In der Begründung ihrer Forderung an den Minister folgen sie der Argumentation der Kidical Mass Petition. Ein kinderfreundliches Verkehrssystem sei wesentliche Voraussetzung für die selbstständige, aktive Mobilität der Kinder auf dem Weg zum Kindergarten oder zur Schule sowie in der Freizeit. Dies gelte auch für weitere vulnerable Gruppen. Ein zeitgemäßes Straßenverkehrsrecht und eine Verkehrsinfrastruktur, die diese Mobilität fördert, erhöht die Sicherheit und Aufenthaltsqualität im öffentlichen Raum für alle Bevölkerungsgruppen.
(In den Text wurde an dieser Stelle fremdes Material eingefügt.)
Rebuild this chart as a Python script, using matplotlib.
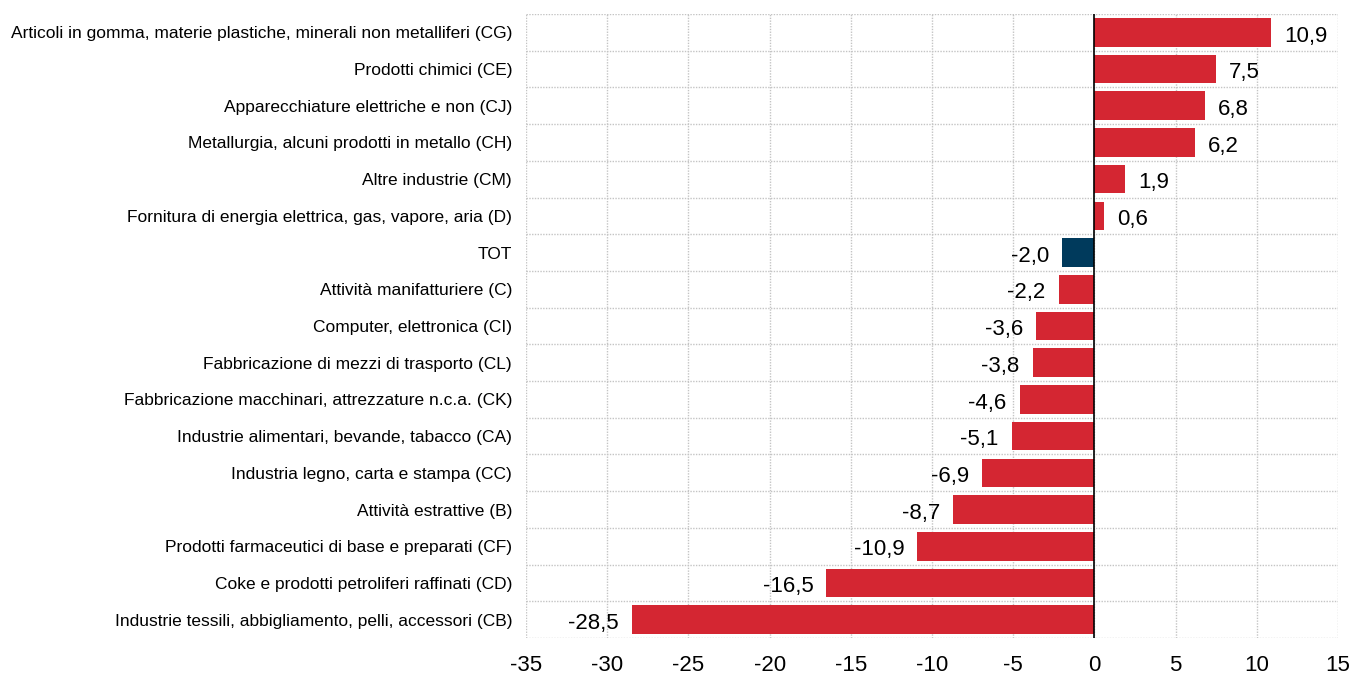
import numpy as np
import matplotlib.pyplot as plt
from matplotlib import font_manager

# Data (top to bottom)
categories = [
    "Articoli in gomma, materie plastiche, minerali non metalliferi (CG)",
    "Prodotti chimici (CE)",
    "Apparecchiature elettriche e non (CJ)",
    "Metallurgia, alcuni prodotti in metallo (CH)",
    "Altre industrie (CM)",
    "Fornitura di energia elettrica, gas, vapore, aria (D)",
    "TOT",
    "Attività manifatturiere (C)",
    "Computer, elettronica (CI)",
    "Fabbricazione di mezzi di trasporto (CL)",
    "Fabbricazione macchinari, attrezzature n.c.a. (CK)",
    "Industrie alimentari, bevande, tabacco (CA)",
    "Industria legno, carta e stampa (CC)",
    "Attività estrattive (B)",
    "Prodotti farmaceutici di base e preparati (CF)",
    "Coke e prodotti petroliferi raffinati (CD)",
    "Industrie tessili, abbigliamento, pelli, accessori (CB)",
]
values = [10.9, 7.5, 6.8, 6.2, 1.9, 0.6, -2.0, -2.2, -3.6, -3.8, -4.6, -5.1,
          -6.9, -8.7, -10.9, -16.5, -28.5]
x_ticks = [-35, -30, -25, -20, -15, -10, -5, 0, 5, 10, 15]

names = {f.name for f in font_manager.fontManager.ttflist}
fam = "Liberation Sans Narrow" if "Liberation Sans Narrow" in names else "Liberation Sans"
plt.rcParams["font.family"] = [fam, "DejaVu Sans"]

red = "#D42632"
navy = "#003A5C"
colors = [navy if c == "TOT" else red for c in categories]

fig = plt.figure(figsize=(13.54, 6.78), dpi=100)
ax = fig.add_axes([526 / 1354, 40 / 678, (1338 - 526) / 1354, (638 - 14) / 678])

y = np.arange(len(categories))
ax.barh(y, values, height=0.78, color=colors, zorder=3)
ax.set_xlim(-35, 15)
ax.set_ylim(len(categories) - 0.5, -0.5)

ax.set_xticks(x_ticks)
ax.set_xticklabels([str(t) for t in x_ticks], fontsize=16)
ax.set_yticks(y)
ax.set_yticklabels(categories, fontsize=12.5)
ax.set_yticks(np.arange(-0.5, len(categories)), minor=True)
ax.tick_params(axis="both", which="both", length=0)
ax.tick_params(axis="y", pad=10)
ax.tick_params(axis="x", pad=12)

ax.grid(axis="x", which="major", color="#C4C4C4", linestyle=(0, (1, 1)), linewidth=1, zorder=0)
ax.grid(axis="y", which="minor", color="#C4C4C4", linestyle=(0, (1, 1)), linewidth=1, zorder=0)
for s in ax.spines.values():
    s.set_visible(False)
ax.axvline(0, color="black", linewidth=1.2, zorder=4)

for yi, v in zip(y, values):
    lbl = f"{v:.1f}".replace(".", ",")
    if v >= 0:
        ax.text(v + 0.8, yi + 0.1, lbl, va="center", ha="left", fontsize=16, zorder=5)
    else:
        ax.text(v - 0.8, yi + 0.1, lbl, va="center", ha="right", fontsize=16, zorder=5)

fig.savefig("out.png", dpi=100)
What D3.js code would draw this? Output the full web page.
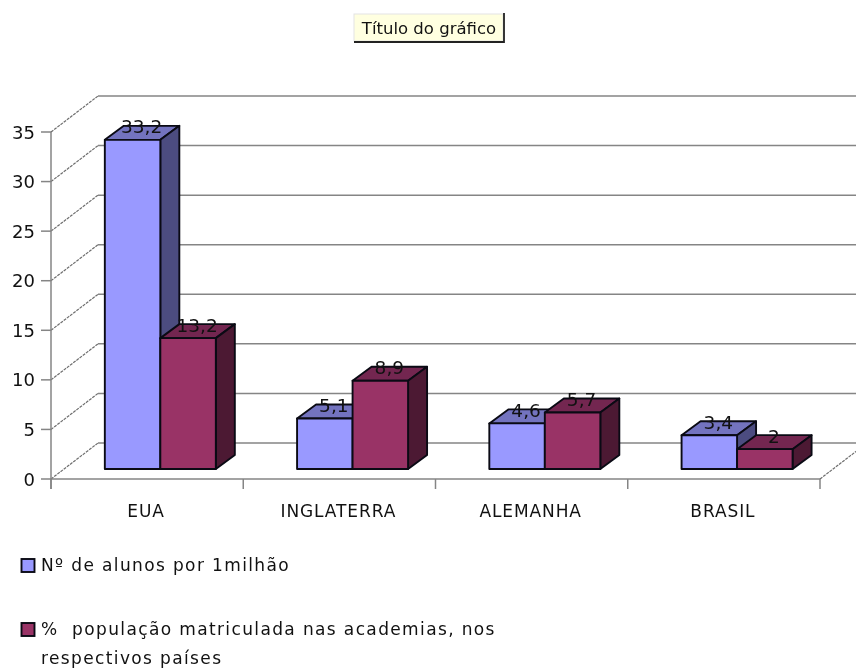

Es geht also nicht nur um sichere Mobilität, sondern um eine bessere Lebensqualität für alle Generationen. An diesen Auftrag werden die Teilnehmer:innen der Kidical Mass die Entscheidungsträger:innen aus Politik und Verwaltung im ganzen Land bunt und lautstark erinnern.

Simone Kraus, Co-Initiatorin der Kidical Mass, bringt es auf den Punkt: „Kinder haben ein Recht darauf, sich sicher, selbstständig und geschützt zu bewegen. Erst wenn wir Kinder und vulnerable Menschen bei der Verkehrspolitik in den Fokus setzen, schaffen wir eine zukunftsgerechte Gestaltung des öffentlichen Raumes für alle. Städte wie Paris, Gent und Utrecht machen es jetzt vor und krempeln dafür das Verkehrssystem schnell und effizient um. Genauso wollen wir das auch!“

Kinder müssen zur Schule. Dass sie dort sicher ankommen, liegt in der Verantwortung der Erwachsenen bzw. des Gesetzgebers. Letzteren fordert die Kidical Mass auf, mit einem reformierten Straßenverkehrsrecht schnell adäquate Rahmenbedingungen zu schaffen. Die Schutzbedürftigkeit von Kindern muss dieser in den Mittelpunkt stellen sowie Städten und Gemeinden die Freiheit geben, kinder- und fahrradfreundliche Maßnahmen nicht nur an einzelnen Gefahrenstellen umzusetzen, sondern im gesamten Stadtgebiet. Das umfasst u.a. geschützte oder baulich getrennte, breite Radwege, Tempo 30 auf Hauptverkehrsstraßen innerorts sowie Schulstraßen ohne Autoverkehr.

Die Kidical Mass ist eine weltweite Bewegung. Seit 2017 gibt es sie auch in Deutschland. Bei bunten Fahrraddemos erobern Radfahrende von 0 bis 99 Jahren die Straße. Die Kidical Mass setzt sich für kinder- und fahrradfreundliche Städte und Gemeinden ein. Herzstück des Aktionsbündnisses sind mehr als 400 lokale Organisationen und Initiativen. Ein einzigartiges Netzwerk – dezentral, selbstorganisiert und gemeinsam stark.

Unterstützt wird es von den überregionalen Partner:innen: ADFC, Campact, Changing Cities, Clean Cities Campaign, Deutsches Kinderhilfswerk, Greenpeace, Parents For Future, Pro Velo Schweiz, VCD und Zukunft Fahrrad.